Nevertheless, repealing Obamacare is one of the big legislative maneuvers congressional Republicans and Trump both agree on and will likely be a major focus for them going forward.

“Trump and Mike Pence have started talking about that a lot in the past week or so. Trump has been talking about bringing in a special law to appeal and replace Obamacare,” Reynolds says. “So I think those are some shared legislation priorities of Republicans and Trump that they will try to move on pretty quickly.”

Reynolds thinks Republicans will attempt to act pretty quickly on legislation. Speaker of the House Paul Ryan also has indicated that a tax-cut package is a high priority for him. Other areas that they could work together on are trade — an area Trump has strong policy positions on.

But Reynolds highlights a key point that many might not know the answer to until Trump takes office in January — how a Republican Congress that largely opposed Trump’s candidacy will work with its new president.

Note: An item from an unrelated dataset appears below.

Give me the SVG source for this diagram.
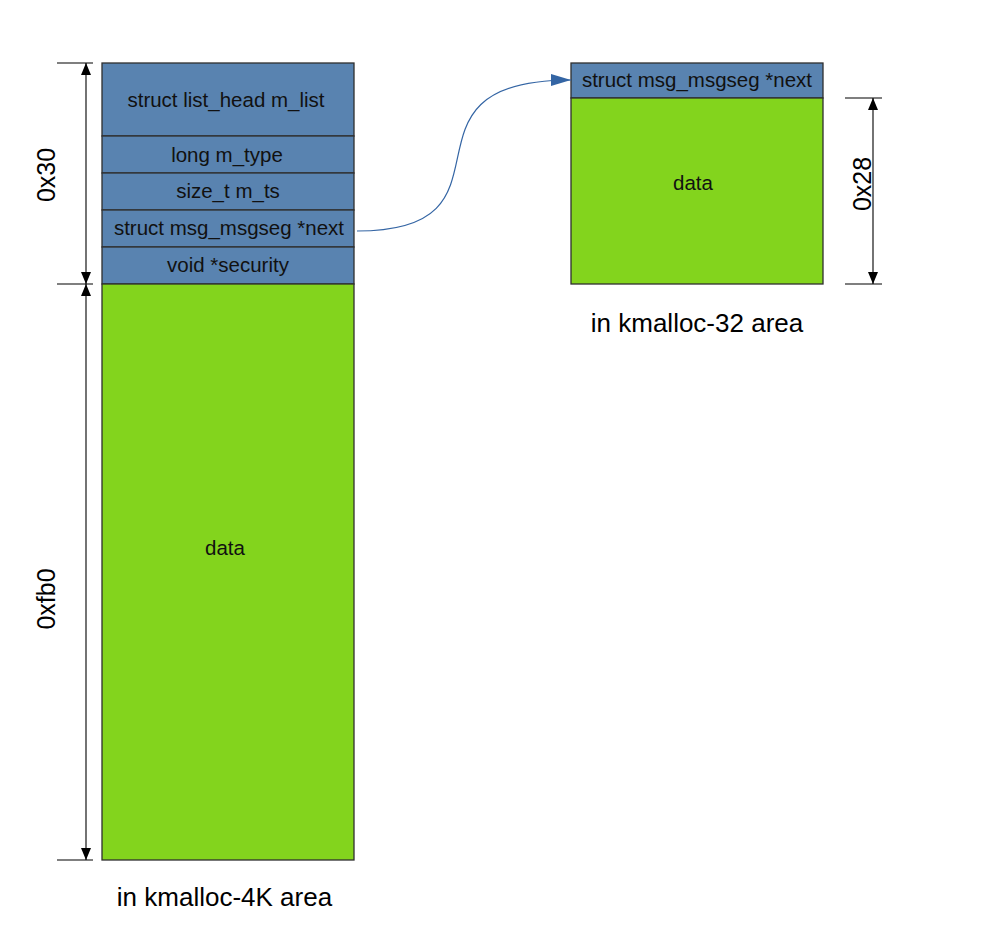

“We start to get into issues where it’s a little less clear the degree to which Trump and Republicans are completely unified,” she said. “I think the important thing is there are some things where Trump looks like a conventional Republican and then other areas where Trump is a less conventional Republican candidate. It’s less clear what moving those kinds of legislative ideas through Congress would look like.”